## Data records:
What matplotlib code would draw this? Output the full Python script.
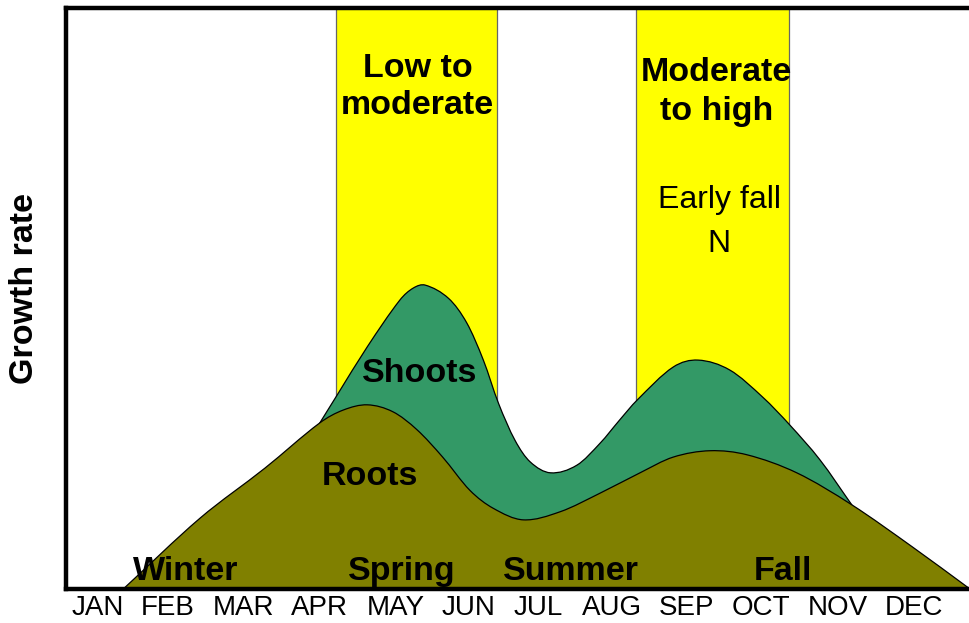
import matplotlib
matplotlib.use("Agg")
import matplotlib.pyplot as plt
from matplotlib.path import Path
from matplotlib.patches import PathPatch
import numpy as np

plt.rcParams['font.family'] = ['Liberation Sans', 'DejaVu Sans']

# ---- data (months on x, relative growth rate on y) ----
months = ["JAN", "FEB", "MAR", "APR", "MAY", "JUN",
          "JUL", "AUG", "SEP", "OCT", "NOV", "DEC"]
month_pos = [0.42, 1.35, 2.35, 3.37, 4.38, 5.34, 6.27, 7.25, 8.24, 9.23, 10.25, 11.26]

root_month = [0.76, 1.78, 2.64, 3.37, 3.68, 4.00, 4.34, 4.66, 5.00,
              5.36, 5.67, 6.07, 6.56, 7.09, 7.62, 8.06, 8.55, 9.04, 9.70, 10.43,
              11.24, 12.0]
root_rate = [0, 12.2, 20.8, 28.6, 30.8, 31.7, 30.5, 27.4, 22.7,
             17.0, 13.9, 11.9, 13.3, 16.5, 20.0, 22.7, 23.8, 23.1, 20.0, 14.5,
             7.2, 0]

shoot_month = [3.37, 3.60, 4.00, 4.43, 4.61, 4.77, 5.08, 5.32, 5.54, 5.74,
               5.96, 6.16, 6.43, 6.78, 7.09, 7.35, 7.58, 8.06, 8.39, 8.81, 9.25,
               9.61, 10.01, 10.43]
shoot_rate = [28.6, 33.4, 41.7, 49.7, 51.8, 52.3, 50.0, 45.8, 39.4, 32.0,
              25.6, 21.9, 20.0, 21.3, 25.1, 29.1, 32.5, 38.2, 39.4, 37.7, 33.0,
              28.2, 22.2, 14.5]

bands = [(3.58, 5.72), (7.57, 9.60)]
band_titles = ["Low to\nmoderate", "Moderate\nto high"]
seasons = ["Winter", "Spring", "Summer", "Fall"]
season_pos = [1.59, 4.46, 6.70, 9.52]

GREEN = "#339966"
OLIVE = "#808000"
YELLOW = "#FFFF00"


def smooth_path(xs, ys):
    """Smooth (cubic Hermite) outline through the read points, closed to the baseline."""
    x = np.asarray(xs, float)
    y = np.asarray(ys, float)
    n = len(x)
    m = np.empty(n)
    m[0] = (y[1] - y[0]) / (x[1] - x[0])
    m[-1] = (y[-1] - y[-2]) / (x[-1] - x[-2])
    for i in range(1, n - 1):
        m[i] = (y[i + 1] - y[i - 1]) / (x[i + 1] - x[i - 1])
    verts = [(x[0], y[0])]
    codes = [Path.MOVETO]
    for i in range(n - 1):
        h = x[i + 1] - x[i]
        verts += [(x[i] + h / 3, y[i] + m[i] * h / 3),
                  (x[i + 1] - h / 3, y[i + 1] - m[i + 1] * h / 3),
                  (x[i + 1], y[i + 1])]
        codes += [Path.CURVE4] * 3
    verts += [(x[-1], 0), (x[0], 0), (x[0], y[0])]
    codes += [Path.LINETO, Path.LINETO, Path.CLOSEPOLY]
    return Path(verts, codes)


fig = plt.figure(figsize=(9.70, 6.23), dpi=100)
ax = fig.add_axes([66 / 970, 34 / 623, 1 - 66 / 970, (589 - 8) / 623])
ax.set_xlim(0, 12)
ax.set_ylim(0, 100)

for (a, b) in bands:
    ax.axvspan(a, b, facecolor=YELLOW, edgecolor="#666666", lw=0.9, zorder=1)

ax.add_patch(PathPatch(smooth_path(shoot_month, shoot_rate),
                       facecolor=GREEN, edgecolor="black", lw=0.9, zorder=2))
ax.add_patch(PathPatch(smooth_path(root_month, root_rate),
                       facecolor=OLIVE, edgecolor="black", lw=0.9, zorder=3))

BOLD = 24.5
# band titles (va baseline -> last line baseline)
ax.text(4.67, 81.8, band_titles[0], ha="center", va="baseline", fontsize=BOLD,
        fontweight="bold", linespacing=1.25, zorder=5)
ax.text(8.63, 80.7, band_titles[1], ha="center", va="baseline", fontsize=BOLD,
        fontweight="bold", linespacing=1.33, zorder=5)
ax.text(8.67, 58.0, "Early fall\nN", ha="center", va="baseline", fontsize=23,
        linespacing=1.6, zorder=5)

ax.text(4.70, 35.6, "Shoots", ha="center", va="baseline", fontsize=BOLD,
        fontweight="bold", zorder=5)
ax.text(4.03, 17.9, "Roots", ha="center", va="baseline", fontsize=BOLD,
        fontweight="bold", zorder=5)

for s, p in zip(seasons, season_pos):
    ax.text(p, 1.55, s, ha="center", va="baseline", fontsize=BOLD,
            fontweight="bold", zorder=5)

ax.set_xticks(month_pos)
ax.set_xticklabels(months, fontsize=20)
ax.tick_params(axis="x", length=0, pad=4)
ax.set_yticks([])

for side in ["left", "bottom", "top"]:
    ax.spines[side].set_linewidth(3.2)
    ax.spines[side].set_color("black")
    ax.spines[side].set_zorder(6)
ax.spines["right"].set_visible(False)

fig.text(25 / 970, 1 - 288 / 623, "Growth rate", rotation=90, ha="center",
         va="center", fontsize=BOLD, fontweight="bold")

fig.savefig("out.png", dpi=100)
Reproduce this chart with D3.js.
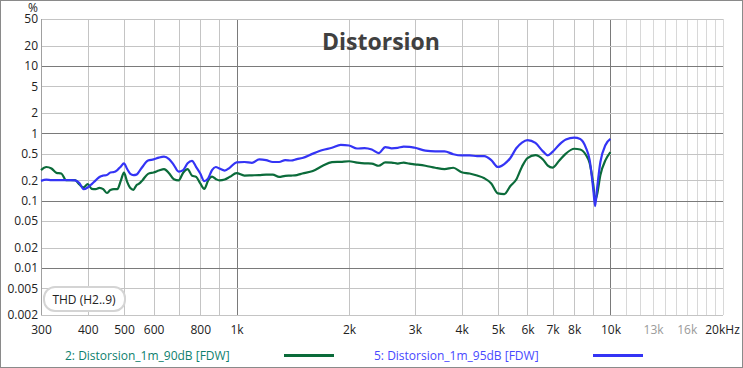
<!DOCTYPE html>
<html>
<head>
<meta charset="utf-8">
<script src="https://cdn.jsdelivr.net/npm/d3@7"></script>
<style>
  body { margin: 0; background: #fff; }
  svg { display: block; font-family: "Open Sans", "Noto Sans", sans-serif; }
</style>
</head>
<body>
<div class="chart"></div>
<script>

// frequencies (Hz) shared by both measurements
const freqs = [300, 310, 320, 330, 340, 350, 360, 370, 380, 390, 400, 410, 420, 430, 440, 450, 460, 470, 480, 490,
  500, 510, 520, 530, 540, 550, 560, 580, 600, 620, 640, 660, 680, 700, 720, 740, 760, 780, 800, 820,
  840, 860, 880, 900, 930, 960, 1000, 1050, 1100, 1150, 1200, 1250, 1300, 1350, 1400, 1450, 1500, 1600, 1700, 1800,
  1900, 2000, 2100, 2200, 2300, 2400, 2500, 2600, 2700, 2800, 2900, 3000, 3200, 3400, 3600, 3800, 4000, 4200, 4400, 4600,
  4800, 5000, 5200, 5400, 5600, 5800, 6000, 6300, 6600, 6800, 7000, 7300, 7600, 8000, 8300, 8600, 8800, 9000, 9100, 9200,
  9400, 9700, 10000];

// THD in % -- 90 dB run (green)
const thd90 = [0.285, 0.316, 0.30, 0.259, 0.253, 0.202, 0.202, 0.202, 0.174, 0.157, 0.176, 0.15, 0.148, 0.155, 0.148, 0.13, 0.144, 0.148, 0.148, 0.195,
  0.26, 0.19, 0.154, 0.145, 0.17, 0.18, 0.2, 0.25, 0.262, 0.28, 0.295, 0.256, 0.208, 0.2, 0.26, 0.295, 0.236, 0.225, 0.18, 0.15,
  0.2, 0.227, 0.21, 0.2, 0.206, 0.226, 0.256, 0.236, 0.238, 0.24, 0.244, 0.244, 0.225, 0.234, 0.236, 0.24, 0.253, 0.275, 0.33, 0.373,
  0.378, 0.385, 0.368, 0.358, 0.356, 0.33, 0.37, 0.368, 0.356, 0.368, 0.354, 0.346, 0.33, 0.308, 0.295, 0.308, 0.264, 0.253, 0.236, 0.215,
  0.18, 0.128, 0.125, 0.165, 0.206, 0.32, 0.43, 0.476, 0.41, 0.332, 0.31, 0.395, 0.5, 0.59, 0.575, 0.476, 0.36, 0.171, 0.102, 0.12,
  0.24, 0.4, 0.527];

// THD in % -- 95 dB run (blue)
const thd95 = [0.197, 0.205, 0.202, 0.202, 0.202, 0.202, 0.202, 0.2, 0.183, 0.148, 0.157, 0.176, 0.2, 0.225, 0.236, 0.24, 0.262, 0.266, 0.285, 0.32,
  0.358, 0.295, 0.25, 0.24, 0.244, 0.275, 0.316, 0.395, 0.41, 0.436, 0.45, 0.415, 0.338, 0.27, 0.285, 0.36, 0.39, 0.316, 0.253, 0.195,
  0.215, 0.285, 0.316, 0.3, 0.28, 0.31, 0.37, 0.375, 0.365, 0.41, 0.4, 0.375, 0.375, 0.4, 0.395, 0.415, 0.43, 0.5, 0.565, 0.61,
  0.675, 0.66, 0.595, 0.605, 0.575, 0.51, 0.625, 0.6, 0.61, 0.635, 0.63, 0.61, 0.555, 0.54, 0.54, 0.49, 0.47, 0.47, 0.46, 0.46,
  0.4, 0.316, 0.35, 0.43, 0.6, 0.73, 0.795, 0.72, 0.54, 0.47, 0.53, 0.68, 0.81, 0.865, 0.825, 0.61, 0.4, 0.144, 0.083, 0.144,
  0.375, 0.67, 0.825];

const xTicks = [300, 400, 500, 600, 800, 1000, 2000, 3000, 4000, 5000, 6000, 7000, 8000, 10000, 13000, 16000, 20000];
const xTickLabels = ["300", "400", "500", "600", "800", "1k", "2k", "3k", "4k", "5k", "6k", "7k", "8k", "10k", "13k", "16k", "20kHz"];
const yTicks = [50, 20, 10, 5, 2, 1, 0.5, 0.2, 0.1, 0.05, 0.02, 0.01, 0.005, 0.002];
const seriesNames = ["2: Distorsion_1m_90dB [FDW]", "5: Distorsion_1m_95dB [FDW]"];

const W = 743, H = 368;
const margin = {top: 19, right: 20, bottom: 53, left: 41};
const width = 682, height = 296;

const svg = d3.select(".chart").append("svg")
  .attr("width", W).attr("height", H);

// outer frame
svg.append("rect")
  .attr("x", 0.5).attr("y", 0.5).attr("width", W - 1).attr("height", H - 1)
  .attr("fill", "#fff").attr("stroke", "#8a8a8a");

const g = svg.append("g")
  .attr("transform", `translate(${margin.left},${margin.top})`);

const x = d3.scaleLog().domain([300, 20000]).range([0, width]);
const y = d3.scaleLog().domain([0.002, 50]).range([height, 0]);

// vertical grid
const vLines = d3.range(300, 1000, 100)
  .concat(d3.range(1000, 10000, 1000))
  .concat(d3.range(10000, 20001, 1000));
g.append("g").selectAll("line")
  .data(vLines).join("line")
  .attr("x1", d => Math.round(x(d)) + 0.5).attr("x2", d => Math.round(x(d)) + 0.5)
  .attr("y1", 0).attr("y2", height)
  .attr("stroke", d => d === 1000 || d === 10000 ? "#7a7a7a" : d > 10000 ? "#d8d8d8" : "#c4c4c4");

// horizontal grid
g.append("g").selectAll("line")
  .data(yTicks).join("line")
  .attr("x1", 0).attr("x2", width)
  .attr("y1", d => Math.round(y(d)) + 0.5).attr("y2", d => Math.round(y(d)) + 0.5)
  .attr("stroke", d => [10, 1, 0.1, 0.01].includes(d) ? "#7a7a7a" : "#c4c4c4");

// left edge
g.append("line")
  .attr("x1", 0.5).attr("x2", 0.5).attr("y1", 0).attr("y2", height)
  .attr("stroke", "#a0a0a0");

// axes (labels only)
const xAxis = d3.axisBottom(x).tickValues(xTicks)
  .tickFormat((d, i) => xTickLabels[i]).tickSize(0).tickPadding(10);
const xAxisG = g.append("g").attr("transform", `translate(0,${height})`).call(xAxis);
xAxisG.select(".domain").remove();
xAxisG.selectAll("text")
  .attr("font-size", 12).attr("font-family", "\"Open Sans\", sans-serif")
  .attr("fill", d => d === 13000 || d === 16000 ? "#9a9a9a" : "#222");
xAxisG.selectAll(".tick").filter(d => d === 20000).select("text").attr("dx", -1);

const yAxis = d3.axisLeft(y).tickValues(yTicks)
  .tickFormat(d => String(d)).tickSize(0).tickPadding(3);
const yAxisG = g.append("g").call(yAxis);
yAxisG.select(".domain").remove();
yAxisG.selectAll("text")
  .attr("font-size", 12).attr("font-family", "\"Open Sans\", sans-serif")
  .attr("fill", "#222");

// unit label above the y axis
svg.append("text")
  .attr("x", 33).attr("y", 12).attr("text-anchor", "middle")
  .attr("font-size", 12).attr("fill", "#222").text("%");

// title
svg.append("text")
  .attr("x", 381).attr("y", 50).attr("text-anchor", "middle")
  .attr("font-size", 23).attr("font-weight", "bold").attr("fill", "#404040")
  .text("Distorsion");

// curves
const line = d3.line()
  .x(d => x(d[0]))
  .y(d => y(d[1]))
  .curve(d3.curveMonotoneX);

const series = [
  {name: seriesNames[0], values: thd90, color: "#0b6b3a", text: "#0e7f6e"},
  {name: seriesNames[1], values: thd95, color: "#3434f5", text: "#4848ff"}
];

g.selectAll(".curve")
  .data(series).join("path")
  .attr("class", "curve")
  .attr("fill", "none")
  .attr("stroke", d => d.color)
  .attr("stroke-width", 2.2)
  .attr("stroke-linejoin", "round")
  .attr("d", d => line(freqs.map((f, i) => [f, d.values[i]])));

// THD box
svg.append("rect")
  .attr("x", 44).attr("y", 287).attr("width", 81).attr("height", 24).attr("rx", 11)
  .attr("fill", "#fff").attr("stroke", "#d4d4d4").attr("stroke-width", 2);
svg.append("text")
  .attr("x", 84).attr("y", 303.5).attr("text-anchor", "middle")
  .attr("font-size", 12).attr("fill", "#222").text("THD (H2..9)");

// legend
const legend = svg.selectAll(".legend")
  .data(series).join("g")
  .attr("class", "legend")
  .attr("transform", (d, i) => `translate(${i * 309},0)`);
legend.append("text")
  .attr("x", 65).attr("y", 359.5)
  .attr("font-size", 12).attr("fill", d => d.text)
  .text(d => d.name);
legend.append("line")
  .attr("x1", 284).attr("x2", 334).attr("y1", 355.5).attr("y2", 355.5)
  .attr("stroke", d => d.color).attr("stroke-width", 3);

</script>
</body>
</html>
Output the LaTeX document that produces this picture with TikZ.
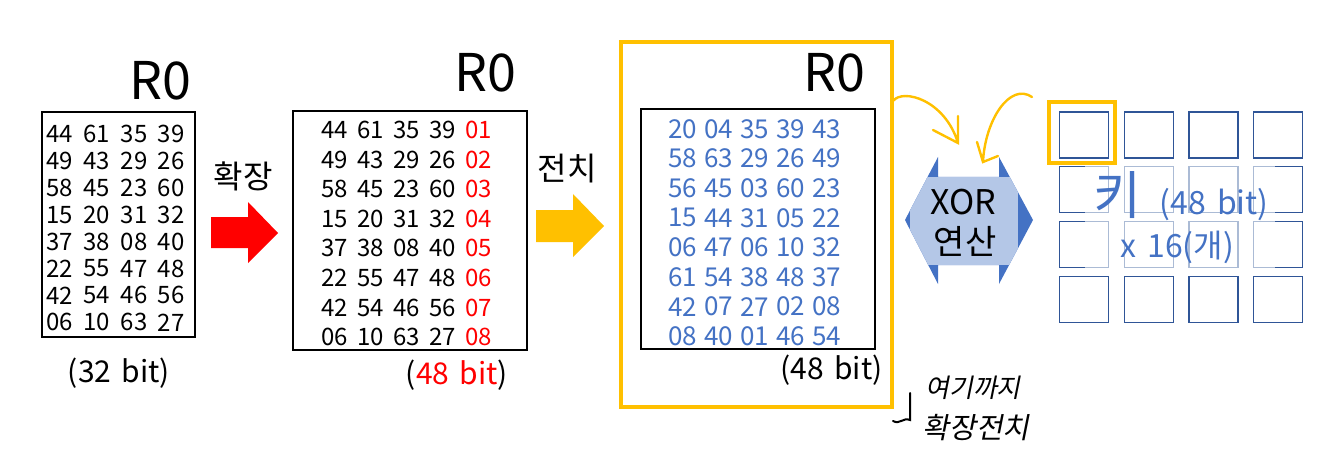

## Short exercise:
Report only the number of lines in the listing that contain the word "with".

## Task solution:
2